Reading the load testing report

Reading a test report — especially a load test report — can be tricky at first. But once we understand what each metric means and why it matters, it becomes easier to see what questions the report is trying to answer, like how well the system performs under pressure or where it might slow down.

Core Performance Testing Metrics¶

Metric Name	Description
Response time	This is the amount of time it takes for a request to be processed and for a response to be returned. A high response time can indicate that the system is overloaded or that there are bottlenecks in the system. For performance analysis it is very useful to use percentiles. The most common percentiles are p90 (90^th percentile), p95 (95^th percentile) and p99 (99^th percentile).
Throughput	This is the number of requests that a system can handle per unit of time. A high throughput is desirable, as it indicates that the system can handle a large volume of traffic.
Error Rate	This is the percentage of requests that result in an error. A high error rate can indicate that the system is not functioning properly and needs to be optimized.
Resource utilization	This is the percentage of a system's resources (such as CPU, memory, and network bandwidth) that are being used during the test. High resource utilization can indicate that the system is reaching its limits and may need to be scaled.

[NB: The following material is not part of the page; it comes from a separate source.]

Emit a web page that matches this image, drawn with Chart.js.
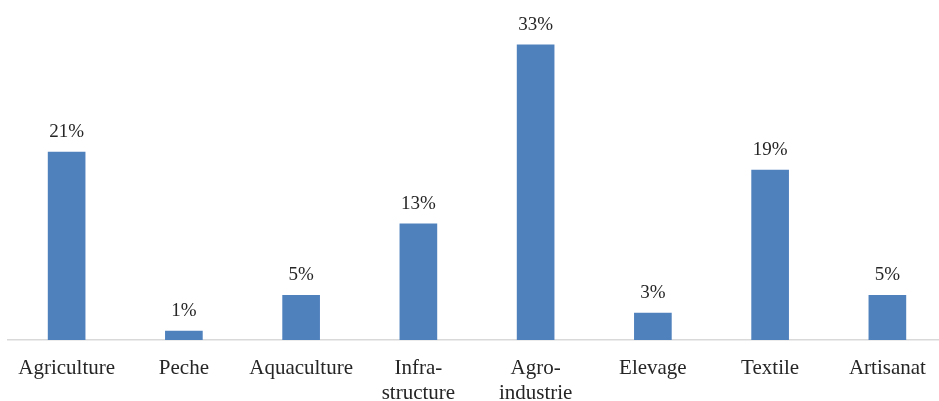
<!DOCTYPE html>
<html>
<head>
<meta charset="utf-8">
<script src="https://cdn.jsdelivr.net/npm/chart.js@4/dist/chart.umd.min.js"></script>
<style>
html,body{margin:0;padding:0;background:#fff;overflow:hidden;}
#wrap{position:relative;width:946px;height:401px;}
</style>
</head>
<body>
<div id="wrap"><canvas id="c"></canvas></div>
<script>
const categories = ['Agriculture', 'Peche', 'Aquaculture', ['Infra-', 'structure'], ['Agro-', 'industrie'], 'Elevage', 'Textile', 'Artisanat'];
const values = [21, 1, 5, 13, 33, 3, 19, 5];
const valueLabels = ['21%', '1%', '5%', '13%', '33%', '3%', '19%', '5%'];

const FONT = "'Liberation Serif', 'DejaVu Serif', serif";

const labelPlugin = {
  id: 'valueLabels',
  afterDatasetsDraw(chart) {
    const ctx = chart.ctx;
    const meta = chart.getDatasetMeta(0);
    ctx.save();
    ctx.font = "19px " + FONT;
    ctx.fillStyle = '#262626';
    ctx.textAlign = 'center';
    ctx.textBaseline = 'alphabetic';
    meta.data.forEach((bar, i) => {
      ctx.fillText(valueLabels[i], bar.x, bar.y - 15);
    });
    ctx.restore();
  }
};

new Chart(document.getElementById('c'), {
  type: 'bar',
  data: {
    labels: categories,
    datasets: [{
      data: values,
      backgroundColor: '#4F81BD',
      borderWidth: 0,
      barThickness: 37
    }]
  },
  options: {
    responsive: true,
    maintainAspectRatio: false,
    animation: false,
    layout: { padding: { left: 8, right: 0, top: 27, bottom: 0 } },
    plugins: { legend: { display: false }, tooltip: { enabled: false } },
    scales: {
      x: {
        grid: { display: false, drawTicks: false },
        border: { display: true, color: '#d9d9d9', width: 1.5 },
        afterFit(scale) { scale.height = 61; },
        ticks: {
          color: '#262626',
          font: { family: FONT, size: 21, lineHeight: 1.2 },
          padding: 16,
          maxRotation: 0,
          autoSkip: false
        }
      },
      y: {
        display: false,
        min: 0,
        max: 35
      }
    }
  },
  plugins: [labelPlugin]
});
</script>
</body>
</html>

Why Averages are Misleading?¶

Averages do not show the range or variability of data. For example, if most response times are very fast, but a few are extremely slow, the average might suggest everything is fine, even though some users experience poor performance.
Ignores outliers. If you have one very slow response time, it can significantly affect the average, making it seem like the system is slower overall than it actually is for most users.
Lacks detail. Important details like the distribution of response times, peak loads, and periods of high latency are lost.
Doesn't reflect user experience. If a small percentage of users have a very poor experience, it can still lead to dissatisfaction, even if the average response time is acceptable.

How to complement the averages?¶

Including a few more measurements such as standard deviation (how close from the average) and percentiles help averages paint a better picture of the system's performance.

Standard Deviation¶

How are the response times spread out from the average?

A low value means that the responses were close to the average, while a high value means they were more varied. If we observe a high standard deviation, it indicates that our application is not responding consistently.

For example, an API that produces an average response time of 800ms will have to factor in the fastest and the slowest API response time in order to create an observation by standard deviation as to how tightly near to 800ms or far from 800ms.

Percentiles¶

How does a response time compare to all the others?

The bigger our user base, the closer we want to measure to the 100^th percentile. Whether a 3-second response time at the 99^th percentile is good enough depends on how many users are in that 1%.

For example, if we have 1000 users and 10 of them experience a response time of 3 seconds, then that is not acceptable. However, if we have 1 million users and only 10 of them experience a response time of 3 seconds, then that is acceptable.